• _Description of the task_: Quote every line of the material beneath this one.

►

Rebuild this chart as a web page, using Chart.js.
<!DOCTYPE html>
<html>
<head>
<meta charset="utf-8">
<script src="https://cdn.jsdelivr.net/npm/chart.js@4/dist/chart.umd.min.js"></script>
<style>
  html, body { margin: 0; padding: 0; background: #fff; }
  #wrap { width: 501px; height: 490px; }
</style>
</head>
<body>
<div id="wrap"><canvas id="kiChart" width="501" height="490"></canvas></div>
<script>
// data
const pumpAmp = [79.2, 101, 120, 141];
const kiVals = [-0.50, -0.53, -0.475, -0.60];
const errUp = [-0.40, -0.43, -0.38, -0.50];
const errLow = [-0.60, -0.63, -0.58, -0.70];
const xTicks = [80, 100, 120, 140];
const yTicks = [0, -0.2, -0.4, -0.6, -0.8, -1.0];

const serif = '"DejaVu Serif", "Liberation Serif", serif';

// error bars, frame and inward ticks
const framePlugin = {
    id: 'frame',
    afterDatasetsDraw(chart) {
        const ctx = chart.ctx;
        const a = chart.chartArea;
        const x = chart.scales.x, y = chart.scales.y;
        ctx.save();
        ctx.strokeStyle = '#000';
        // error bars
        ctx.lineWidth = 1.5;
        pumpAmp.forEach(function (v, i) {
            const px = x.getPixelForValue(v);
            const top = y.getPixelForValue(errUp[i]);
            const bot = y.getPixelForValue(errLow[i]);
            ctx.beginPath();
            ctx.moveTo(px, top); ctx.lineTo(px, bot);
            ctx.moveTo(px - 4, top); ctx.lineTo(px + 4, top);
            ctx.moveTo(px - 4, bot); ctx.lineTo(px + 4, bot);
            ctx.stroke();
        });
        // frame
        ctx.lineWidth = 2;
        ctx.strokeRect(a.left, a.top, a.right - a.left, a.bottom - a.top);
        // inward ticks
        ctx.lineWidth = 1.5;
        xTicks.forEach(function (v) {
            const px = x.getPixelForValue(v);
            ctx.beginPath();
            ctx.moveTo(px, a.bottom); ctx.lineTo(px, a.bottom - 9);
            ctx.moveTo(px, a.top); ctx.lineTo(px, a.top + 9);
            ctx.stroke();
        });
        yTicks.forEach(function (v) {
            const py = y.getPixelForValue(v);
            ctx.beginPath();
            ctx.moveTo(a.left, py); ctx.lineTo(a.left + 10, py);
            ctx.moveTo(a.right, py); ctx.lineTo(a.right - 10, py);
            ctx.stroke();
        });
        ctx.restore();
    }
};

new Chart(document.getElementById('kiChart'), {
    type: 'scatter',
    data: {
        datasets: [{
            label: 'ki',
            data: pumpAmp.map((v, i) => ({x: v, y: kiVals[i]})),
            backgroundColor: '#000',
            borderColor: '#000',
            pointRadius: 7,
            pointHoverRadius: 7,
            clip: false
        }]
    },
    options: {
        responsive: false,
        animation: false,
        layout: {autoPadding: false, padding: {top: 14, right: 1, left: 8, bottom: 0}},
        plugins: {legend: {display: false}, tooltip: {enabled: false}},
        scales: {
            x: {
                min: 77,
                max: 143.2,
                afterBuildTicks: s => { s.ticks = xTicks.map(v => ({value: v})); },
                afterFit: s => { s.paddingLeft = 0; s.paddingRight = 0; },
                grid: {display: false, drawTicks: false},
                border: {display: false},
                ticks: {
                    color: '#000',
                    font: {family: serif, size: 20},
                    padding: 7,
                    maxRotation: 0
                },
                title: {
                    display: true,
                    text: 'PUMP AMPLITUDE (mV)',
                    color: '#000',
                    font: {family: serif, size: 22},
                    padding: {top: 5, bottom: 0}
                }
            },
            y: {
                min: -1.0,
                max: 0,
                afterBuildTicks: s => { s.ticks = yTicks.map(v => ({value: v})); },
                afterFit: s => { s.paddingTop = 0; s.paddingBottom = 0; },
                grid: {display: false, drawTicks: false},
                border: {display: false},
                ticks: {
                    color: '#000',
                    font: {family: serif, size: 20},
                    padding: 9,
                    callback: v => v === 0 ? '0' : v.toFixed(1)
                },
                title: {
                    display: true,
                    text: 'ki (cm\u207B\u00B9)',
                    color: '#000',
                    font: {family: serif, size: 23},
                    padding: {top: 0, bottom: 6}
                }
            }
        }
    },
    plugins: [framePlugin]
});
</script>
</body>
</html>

◄

• _Complete response_:
Rebuild this chart as a web page, using Chart.js.
<!DOCTYPE html>
<html>
<head>
<meta charset="utf-8">
<script src="https://cdn.jsdelivr.net/npm/chart.js@4/dist/chart.umd.min.js"></script>
<style>
  html, body { margin: 0; padding: 0; background: #fff; }
  #wrap { width: 501px; height: 490px; }
</style>
</head>
<body>
<div id="wrap"><canvas id="kiChart" width="501" height="490"></canvas></div>
<script>
// data
const pumpAmp = [79.2, 101, 120, 141];
const kiVals = [-0.50, -0.53, -0.475, -0.60];
const errUp = [-0.40, -0.43, -0.38, -0.50];
const errLow = [-0.60, -0.63, -0.58, -0.70];
const xTicks = [80, 100, 120, 140];
const yTicks = [0, -0.2, -0.4, -0.6, -0.8, -1.0];

const serif = '"DejaVu Serif", "Liberation Serif", serif';

// error bars, frame and inward ticks
const framePlugin = {
    id: 'frame',
    afterDatasetsDraw(chart) {
        const ctx = chart.ctx;
        const a = chart.chartArea;
        const x = chart.scales.x, y = chart.scales.y;
        ctx.save();
        ctx.strokeStyle = '#000';
        // error bars
        ctx.lineWidth = 1.5;
        pumpAmp.forEach(function (v, i) {
            const px = x.getPixelForValue(v);
            const top = y.getPixelForValue(errUp[i]);
            const bot = y.getPixelForValue(errLow[i]);
            ctx.beginPath();
            ctx.moveTo(px, top); ctx.lineTo(px, bot);
            ctx.moveTo(px - 4, top); ctx.lineTo(px + 4, top);
            ctx.moveTo(px - 4, bot); ctx.lineTo(px + 4, bot);
            ctx.stroke();
        });
        // frame
        ctx.lineWidth = 2;
        ctx.strokeRect(a.left, a.top, a.right - a.left, a.bottom - a.top);
        // inward ticks
        ctx.lineWidth = 1.5;
        xTicks.forEach(function (v) {
            const px = x.getPixelForValue(v);
            ctx.beginPath();
            ctx.moveTo(px, a.bottom); ctx.lineTo(px, a.bottom - 9);
            ctx.moveTo(px, a.top); ctx.lineTo(px, a.top + 9);
            ctx.stroke();
        });
        yTicks.forEach(function (v) {
            const py = y.getPixelForValue(v);
            ctx.beginPath();
            ctx.moveTo(a.left, py); ctx.lineTo(a.left + 10, py);
            ctx.moveTo(a.right, py); ctx.lineTo(a.right - 10, py);
            ctx.stroke();
        });
        ctx.restore();
    }
};

new Chart(document.getElementById('kiChart'), {
    type: 'scatter',
    data: {
        datasets: [{
            label: 'ki',
            data: pumpAmp.map((v, i) => ({x: v, y: kiVals[i]})),
            backgroundColor: '#000',
            borderColor: '#000',
            pointRadius: 7,
            pointHoverRadius: 7,
            clip: false
        }]
    },
    options: {
        responsive: false,
        animation: false,
        layout: {autoPadding: false, padding: {top: 14, right: 1, left: 8, bottom: 0}},
        plugins: {legend: {display: false}, tooltip: {enabled: false}},
        scales: {
            x: {
                min: 77,
                max: 143.2,
                afterBuildTicks: s => { s.ticks = xTicks.map(v => ({value: v})); },
                afterFit: s => { s.paddingLeft = 0; s.paddingRight = 0; },
                grid: {display: false, drawTicks: false},
                border: {display: false},
                ticks: {
                    color: '#000',
                    font: {family: serif, size: 20},
                    padding: 7,
                    maxRotation: 0
                },
                title: {
                    display: true,
                    text: 'PUMP AMPLITUDE (mV)',
                    color: '#000',
                    font: {family: serif, size: 22},
                    padding: {top: 5, bottom: 0}
                }
            },
            y: {
                min: -1.0,
                max: 0,
                afterBuildTicks: s => { s.ticks = yTicks.map(v => ({value: v})); },
                afterFit: s => { s.paddingTop = 0; s.paddingBottom = 0; },
                grid: {display: false, drawTicks: false},
                border: {display: false},
                ticks: {
                    color: '#000',
                    font: {family: serif, size: 20},
                    padding: 9,
                    callback: v => v === 0 ? '0' : v.toFixed(1)
                },
                title: {
                    display: true,
                    text: 'ki (cm\u207B\u00B9)',
                    color: '#000',
                    font: {family: serif, size: 23},
                    padding: {top: 0, bottom: 6}
                }
            }
        }
    },
    plugins: [framePlugin]
});
</script>
</body>
</html>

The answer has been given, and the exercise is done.